▶ [REQUIREMENT]
An exact copy of all the data is required, with pictures left out.

•••••

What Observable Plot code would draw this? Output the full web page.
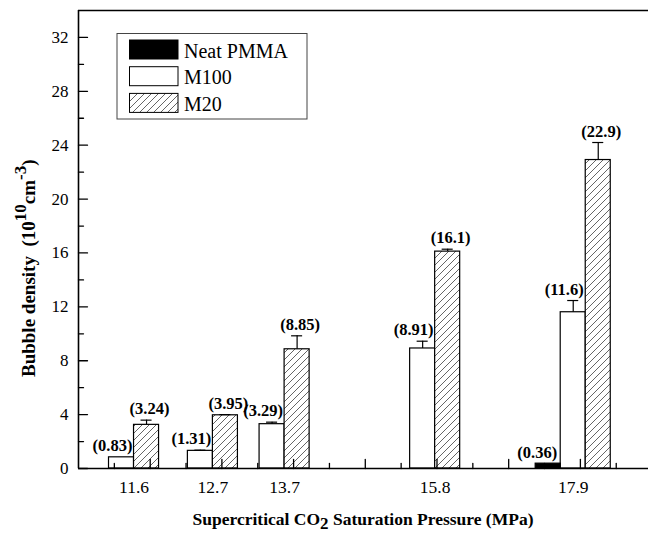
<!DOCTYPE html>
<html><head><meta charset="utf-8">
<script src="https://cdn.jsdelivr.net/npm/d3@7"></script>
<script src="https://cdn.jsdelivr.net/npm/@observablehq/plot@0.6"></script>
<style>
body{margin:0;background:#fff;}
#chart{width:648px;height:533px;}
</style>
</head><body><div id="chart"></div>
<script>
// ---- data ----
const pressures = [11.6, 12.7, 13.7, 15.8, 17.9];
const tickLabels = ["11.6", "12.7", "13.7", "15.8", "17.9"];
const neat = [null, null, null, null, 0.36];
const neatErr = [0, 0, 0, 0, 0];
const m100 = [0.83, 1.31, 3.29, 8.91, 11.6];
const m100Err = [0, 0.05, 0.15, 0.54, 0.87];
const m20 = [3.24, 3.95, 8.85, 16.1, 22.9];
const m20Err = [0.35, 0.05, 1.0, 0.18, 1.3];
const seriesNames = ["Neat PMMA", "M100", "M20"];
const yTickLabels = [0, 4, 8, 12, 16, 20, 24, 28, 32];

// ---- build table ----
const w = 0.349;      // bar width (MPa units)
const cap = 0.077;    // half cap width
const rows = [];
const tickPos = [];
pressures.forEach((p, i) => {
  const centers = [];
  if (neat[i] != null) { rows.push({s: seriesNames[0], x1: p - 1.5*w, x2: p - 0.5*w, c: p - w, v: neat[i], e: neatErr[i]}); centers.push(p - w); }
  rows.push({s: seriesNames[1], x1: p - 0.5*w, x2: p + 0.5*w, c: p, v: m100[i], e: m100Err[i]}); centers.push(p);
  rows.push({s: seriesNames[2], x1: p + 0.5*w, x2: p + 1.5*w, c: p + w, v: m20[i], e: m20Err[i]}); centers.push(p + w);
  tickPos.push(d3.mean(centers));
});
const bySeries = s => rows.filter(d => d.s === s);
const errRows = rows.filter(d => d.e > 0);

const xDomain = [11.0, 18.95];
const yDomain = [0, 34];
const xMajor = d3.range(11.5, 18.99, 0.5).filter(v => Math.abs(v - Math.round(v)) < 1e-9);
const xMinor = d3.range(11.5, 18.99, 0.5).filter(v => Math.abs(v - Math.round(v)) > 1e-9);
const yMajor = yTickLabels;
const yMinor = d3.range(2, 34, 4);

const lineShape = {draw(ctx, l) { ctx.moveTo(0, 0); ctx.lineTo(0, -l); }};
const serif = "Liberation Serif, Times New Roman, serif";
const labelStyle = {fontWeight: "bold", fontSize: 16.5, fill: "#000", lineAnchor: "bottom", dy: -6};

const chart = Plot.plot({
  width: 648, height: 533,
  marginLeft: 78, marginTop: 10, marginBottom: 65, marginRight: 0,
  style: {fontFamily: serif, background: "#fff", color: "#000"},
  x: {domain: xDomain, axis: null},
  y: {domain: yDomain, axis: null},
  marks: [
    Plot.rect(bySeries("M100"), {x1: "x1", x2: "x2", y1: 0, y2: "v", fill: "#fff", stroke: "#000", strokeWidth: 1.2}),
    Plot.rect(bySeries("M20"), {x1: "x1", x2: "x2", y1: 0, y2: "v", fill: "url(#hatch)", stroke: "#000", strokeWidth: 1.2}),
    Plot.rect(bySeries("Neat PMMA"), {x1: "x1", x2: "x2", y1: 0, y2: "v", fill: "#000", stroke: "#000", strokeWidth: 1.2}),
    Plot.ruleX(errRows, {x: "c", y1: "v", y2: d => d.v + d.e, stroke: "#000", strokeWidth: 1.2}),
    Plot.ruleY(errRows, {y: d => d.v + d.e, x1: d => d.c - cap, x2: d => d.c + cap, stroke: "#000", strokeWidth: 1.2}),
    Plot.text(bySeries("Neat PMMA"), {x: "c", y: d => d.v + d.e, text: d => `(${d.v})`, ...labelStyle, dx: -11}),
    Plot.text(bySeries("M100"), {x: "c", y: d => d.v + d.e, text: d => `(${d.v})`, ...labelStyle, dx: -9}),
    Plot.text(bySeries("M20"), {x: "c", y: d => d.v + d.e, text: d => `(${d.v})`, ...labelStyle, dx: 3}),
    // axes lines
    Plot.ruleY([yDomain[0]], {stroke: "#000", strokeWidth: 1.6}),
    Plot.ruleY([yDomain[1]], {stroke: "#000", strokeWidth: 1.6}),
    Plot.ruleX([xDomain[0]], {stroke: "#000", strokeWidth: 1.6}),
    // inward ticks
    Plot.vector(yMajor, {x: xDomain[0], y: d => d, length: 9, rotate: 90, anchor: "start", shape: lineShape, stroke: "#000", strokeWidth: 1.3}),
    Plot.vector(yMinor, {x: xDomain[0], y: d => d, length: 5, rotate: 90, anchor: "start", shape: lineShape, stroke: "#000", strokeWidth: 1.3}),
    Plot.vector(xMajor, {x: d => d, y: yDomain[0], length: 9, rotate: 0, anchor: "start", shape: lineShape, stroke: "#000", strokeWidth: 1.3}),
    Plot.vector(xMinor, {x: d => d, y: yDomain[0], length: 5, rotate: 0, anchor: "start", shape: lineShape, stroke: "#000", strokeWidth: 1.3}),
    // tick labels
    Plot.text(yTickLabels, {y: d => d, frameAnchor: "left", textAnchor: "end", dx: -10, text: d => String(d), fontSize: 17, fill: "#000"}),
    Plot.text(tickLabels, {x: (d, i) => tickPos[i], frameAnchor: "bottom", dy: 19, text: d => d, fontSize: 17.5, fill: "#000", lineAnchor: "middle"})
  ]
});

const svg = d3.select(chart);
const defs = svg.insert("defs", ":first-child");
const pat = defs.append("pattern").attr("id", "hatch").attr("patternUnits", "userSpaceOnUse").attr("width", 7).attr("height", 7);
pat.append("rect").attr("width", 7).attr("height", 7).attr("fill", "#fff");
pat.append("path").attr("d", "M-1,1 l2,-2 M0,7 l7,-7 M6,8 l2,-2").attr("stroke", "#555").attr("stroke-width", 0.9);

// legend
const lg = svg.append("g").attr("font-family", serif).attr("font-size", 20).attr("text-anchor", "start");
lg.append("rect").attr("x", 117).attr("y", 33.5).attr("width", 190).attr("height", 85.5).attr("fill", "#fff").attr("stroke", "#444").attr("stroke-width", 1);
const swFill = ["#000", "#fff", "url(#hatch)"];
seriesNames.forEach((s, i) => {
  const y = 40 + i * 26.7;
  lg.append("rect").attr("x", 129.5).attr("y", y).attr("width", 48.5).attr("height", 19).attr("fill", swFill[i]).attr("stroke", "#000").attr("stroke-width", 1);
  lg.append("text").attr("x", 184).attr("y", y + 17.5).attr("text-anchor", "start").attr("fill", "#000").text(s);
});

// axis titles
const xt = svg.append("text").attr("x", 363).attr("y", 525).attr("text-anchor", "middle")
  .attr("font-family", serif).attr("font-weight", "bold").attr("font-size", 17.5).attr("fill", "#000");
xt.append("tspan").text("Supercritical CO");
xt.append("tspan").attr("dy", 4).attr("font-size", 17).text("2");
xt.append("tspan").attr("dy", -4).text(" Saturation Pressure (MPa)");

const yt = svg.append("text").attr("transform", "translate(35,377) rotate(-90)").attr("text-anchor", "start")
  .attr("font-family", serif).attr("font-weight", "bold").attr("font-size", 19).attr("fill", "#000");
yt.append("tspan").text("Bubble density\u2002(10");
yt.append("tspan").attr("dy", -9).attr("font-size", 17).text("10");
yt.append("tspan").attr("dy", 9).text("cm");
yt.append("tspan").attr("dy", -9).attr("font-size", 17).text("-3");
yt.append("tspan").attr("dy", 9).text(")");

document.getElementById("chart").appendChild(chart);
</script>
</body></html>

•••••

▶ [COMPLETE ANSWER]
What Observable Plot code would draw this? Output the full web page.
<!DOCTYPE html>
<html><head><meta charset="utf-8">
<script src="https://cdn.jsdelivr.net/npm/d3@7"></script>
<script src="https://cdn.jsdelivr.net/npm/@observablehq/plot@0.6"></script>
<style>
body{margin:0;background:#fff;}
#chart{width:648px;height:533px;}
</style>
</head><body><div id="chart"></div>
<script>
// ---- data ----
const pressures = [11.6, 12.7, 13.7, 15.8, 17.9];
const tickLabels = ["11.6", "12.7", "13.7", "15.8", "17.9"];
const neat = [null, null, null, null, 0.36];
const neatErr = [0, 0, 0, 0, 0];
const m100 = [0.83, 1.31, 3.29, 8.91, 11.6];
const m100Err = [0, 0.05, 0.15, 0.54, 0.87];
const m20 = [3.24, 3.95, 8.85, 16.1, 22.9];
const m20Err = [0.35, 0.05, 1.0, 0.18, 1.3];
const seriesNames = ["Neat PMMA", "M100", "M20"];
const yTickLabels = [0, 4, 8, 12, 16, 20, 24, 28, 32];

// ---- build table ----
const w = 0.349;      // bar width (MPa units)
const cap = 0.077;    // half cap width
const rows = [];
const tickPos = [];
pressures.forEach((p, i) => {
  const centers = [];
  if (neat[i] != null) { rows.push({s: seriesNames[0], x1: p - 1.5*w, x2: p - 0.5*w, c: p - w, v: neat[i], e: neatErr[i]}); centers.push(p - w); }
  rows.push({s: seriesNames[1], x1: p - 0.5*w, x2: p + 0.5*w, c: p, v: m100[i], e: m100Err[i]}); centers.push(p);
  rows.push({s: seriesNames[2], x1: p + 0.5*w, x2: p + 1.5*w, c: p + w, v: m20[i], e: m20Err[i]}); centers.push(p + w);
  tickPos.push(d3.mean(centers));
});
const bySeries = s => rows.filter(d => d.s === s);
const errRows = rows.filter(d => d.e > 0);

const xDomain = [11.0, 18.95];
const yDomain = [0, 34];
const xMajor = d3.range(11.5, 18.99, 0.5).filter(v => Math.abs(v - Math.round(v)) < 1e-9);
const xMinor = d3.range(11.5, 18.99, 0.5).filter(v => Math.abs(v - Math.round(v)) > 1e-9);
const yMajor = yTickLabels;
const yMinor = d3.range(2, 34, 4);

const lineShape = {draw(ctx, l) { ctx.moveTo(0, 0); ctx.lineTo(0, -l); }};
const serif = "Liberation Serif, Times New Roman, serif";
const labelStyle = {fontWeight: "bold", fontSize: 16.5, fill: "#000", lineAnchor: "bottom", dy: -6};

const chart = Plot.plot({
  width: 648, height: 533,
  marginLeft: 78, marginTop: 10, marginBottom: 65, marginRight: 0,
  style: {fontFamily: serif, background: "#fff", color: "#000"},
  x: {domain: xDomain, axis: null},
  y: {domain: yDomain, axis: null},
  marks: [
    Plot.rect(bySeries("M100"), {x1: "x1", x2: "x2", y1: 0, y2: "v", fill: "#fff", stroke: "#000", strokeWidth: 1.2}),
    Plot.rect(bySeries("M20"), {x1: "x1", x2: "x2", y1: 0, y2: "v", fill: "url(#hatch)", stroke: "#000", strokeWidth: 1.2}),
    Plot.rect(bySeries("Neat PMMA"), {x1: "x1", x2: "x2", y1: 0, y2: "v", fill: "#000", stroke: "#000", strokeWidth: 1.2}),
    Plot.ruleX(errRows, {x: "c", y1: "v", y2: d => d.v + d.e, stroke: "#000", strokeWidth: 1.2}),
    Plot.ruleY(errRows, {y: d => d.v + d.e, x1: d => d.c - cap, x2: d => d.c + cap, stroke: "#000", strokeWidth: 1.2}),
    Plot.text(bySeries("Neat PMMA"), {x: "c", y: d => d.v + d.e, text: d => `(${d.v})`, ...labelStyle, dx: -11}),
    Plot.text(bySeries("M100"), {x: "c", y: d => d.v + d.e, text: d => `(${d.v})`, ...labelStyle, dx: -9}),
    Plot.text(bySeries("M20"), {x: "c", y: d => d.v + d.e, text: d => `(${d.v})`, ...labelStyle, dx: 3}),
    // axes lines
    Plot.ruleY([yDomain[0]], {stroke: "#000", strokeWidth: 1.6}),
    Plot.ruleY([yDomain[1]], {stroke: "#000", strokeWidth: 1.6}),
    Plot.ruleX([xDomain[0]], {stroke: "#000", strokeWidth: 1.6}),
    // inward ticks
    Plot.vector(yMajor, {x: xDomain[0], y: d => d, length: 9, rotate: 90, anchor: "start", shape: lineShape, stroke: "#000", strokeWidth: 1.3}),
    Plot.vector(yMinor, {x: xDomain[0], y: d => d, length: 5, rotate: 90, anchor: "start", shape: lineShape, stroke: "#000", strokeWidth: 1.3}),
    Plot.vector(xMajor, {x: d => d, y: yDomain[0], length: 9, rotate: 0, anchor: "start", shape: lineShape, stroke: "#000", strokeWidth: 1.3}),
    Plot.vector(xMinor, {x: d => d, y: yDomain[0], length: 5, rotate: 0, anchor: "start", shape: lineShape, stroke: "#000", strokeWidth: 1.3}),
    // tick labels
    Plot.text(yTickLabels, {y: d => d, frameAnchor: "left", textAnchor: "end", dx: -10, text: d => String(d), fontSize: 17, fill: "#000"}),
    Plot.text(tickLabels, {x: (d, i) => tickPos[i], frameAnchor: "bottom", dy: 19, text: d => d, fontSize: 17.5, fill: "#000", lineAnchor: "middle"})
  ]
});

const svg = d3.select(chart);
const defs = svg.insert("defs", ":first-child");
const pat = defs.append("pattern").attr("id", "hatch").attr("patternUnits", "userSpaceOnUse").attr("width", 7).attr("height", 7);
pat.append("rect").attr("width", 7).attr("height", 7).attr("fill", "#fff");
pat.append("path").attr("d", "M-1,1 l2,-2 M0,7 l7,-7 M6,8 l2,-2").attr("stroke", "#555").attr("stroke-width", 0.9);

// legend
const lg = svg.append("g").attr("font-family", serif).attr("font-size", 20).attr("text-anchor", "start");
lg.append("rect").attr("x", 117).attr("y", 33.5).attr("width", 190).attr("height", 85.5).attr("fill", "#fff").attr("stroke", "#444").attr("stroke-width", 1);
const swFill = ["#000", "#fff", "url(#hatch)"];
seriesNames.forEach((s, i) => {
  const y = 40 + i * 26.7;
  lg.append("rect").attr("x", 129.5).attr("y", y).attr("width", 48.5).attr("height", 19).attr("fill", swFill[i]).attr("stroke", "#000").attr("stroke-width", 1);
  lg.append("text").attr("x", 184).attr("y", y + 17.5).attr("text-anchor", "start").attr("fill", "#000").text(s);
});

// axis titles
const xt = svg.append("text").attr("x", 363).attr("y", 525).attr("text-anchor", "middle")
  .attr("font-family", serif).attr("font-weight", "bold").attr("font-size", 17.5).attr("fill", "#000");
xt.append("tspan").text("Supercritical CO");
xt.append("tspan").attr("dy", 4).attr("font-size", 17).text("2");
xt.append("tspan").attr("dy", -4).text(" Saturation Pressure (MPa)");

const yt = svg.append("text").attr("transform", "translate(35,377) rotate(-90)").attr("text-anchor", "start")
  .attr("font-family", serif).attr("font-weight", "bold").attr("font-size", 19).attr("fill", "#000");
yt.append("tspan").text("Bubble density\u2002(10");
yt.append("tspan").attr("dy", -9).attr("font-size", 17).text("10");
yt.append("tspan").attr("dy", 9).text("cm");
yt.append("tspan").attr("dy", -9).attr("font-size", 17).text("-3");
yt.append("tspan").attr("dy", 9).text(")");

document.getElementById("chart").appendChild(chart);
</script>
</body></html>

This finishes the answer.